▸ Objective: Pick every line with "matplotlib" from the material below.

————————

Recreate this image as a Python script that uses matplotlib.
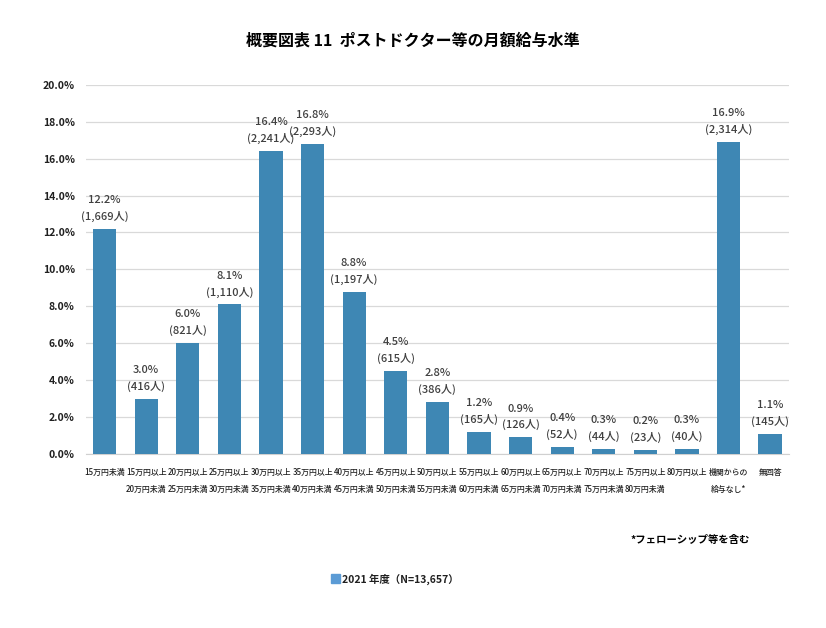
import matplotlib
matplotlib.use("Agg")
import matplotlib.pyplot as plt
import numpy as np

plt.rcParams['font.family'] = ['Noto Sans CJK JP', 'DejaVu Sans']

categories = ["15万円未満", "15万円以上\n20万円未満", "20万円以上\n25万円未満", "25万円以上\n30万円未満",
              "30万円以上\n35万円未満", "35万円以上\n40万円未満", "40万円以上\n45万円未満", "45万円以上\n50万円未満",
              "50万円以上\n55万円未満", "55万円以上\n60万円未満", "60万円以上\n65万円未満", "65万円以上\n70万円未満",
              "70万円以上\n75万円未満", "75万円以上\n80万円未満", "80万円以上", "機関からの\n給与なし*", "無回答"]
percent = [12.2, 3.0, 6.0, 8.1, 16.4, 16.8, 8.8, 4.5, 2.8, 1.2, 0.9, 0.4, 0.3, 0.2, 0.3, 16.9, 1.1]
counts = [1669, 416, 821, 1110, 2241, 2293, 1197, 615, 386, 165, 126, 52, 44, 23, 40, 2314, 145]
yticks = [0, 2, 4, 6, 8, 10, 12, 14, 16, 18, 20]

bar_color = "#3E87B4"
text_color = "#404040"

fig = plt.figure(figsize=(8.26, 6.28), dpi=100)
ax = fig.add_axes([0.104, 0.277, 0.851, 0.588])

x = np.arange(len(categories))
ax.bar(x, percent, width=0.56, color=bar_color, zorder=3)

for xi, p, c in zip(x, percent, counts):
    ax.annotate(f"{p:.1f}%\n({c:,}人)", (xi, p), xytext=(0, 5), textcoords="offset points",
                ha="center", va="bottom", fontsize=8, fontweight="medium", color=text_color,
                linespacing=1.65)

ax.set_ylim(0, 20)
ax.set_xlim(-0.45, len(categories) - 0.55)
ax.set_yticks(yticks)
ax.set_yticklabels([f"{v:.1f}%" for v in yticks], fontsize=7.5, fontweight="bold", color="#202020")
ax.set_xticks(x)
ax.set_xticklabels(categories, fontsize=5.7, fontweight="medium", color="#202020",
                   linespacing=2.2, va="top")
ax.tick_params(axis="x", length=0, pad=10)
ax.tick_params(axis="y", length=0, pad=8)
ax.grid(axis="y", color="#D9D9D9", linewidth=0.9, zorder=0)
for s in ["top", "right", "left"]:
    ax.spines[s].set_visible(False)
ax.spines["bottom"].set_color("#D0D0D0")

fig.text(0.5, 0.935, "概要図表 11  ポストドクター等の月額給与水準", ha="center", va="center",
         fontsize=11.5, fontweight="bold", color="black")
fig.text(0.763, 0.14, "*フェローシップ等を含む", ha="left", va="center",
         fontsize=7.5, fontweight="bold", color="black")

fig.patches.append(plt.Rectangle((0.401, 0.071), 0.011, 0.015, transform=fig.transFigure,
                                 color="#5B9BD5", figure=fig))
fig.text(0.414, 0.077, "2021 年度（N=13,657）", ha="left", va="center",
         fontsize=7.5, fontweight="bold", color="#202020")

fig.savefig("out.png", dpi=100)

————————

▸ Exercise output:
Recreate this image as a Python script that uses matplotlib.
import matplotlib
matplotlib.use("Agg")
import matplotlib.pyplot as plt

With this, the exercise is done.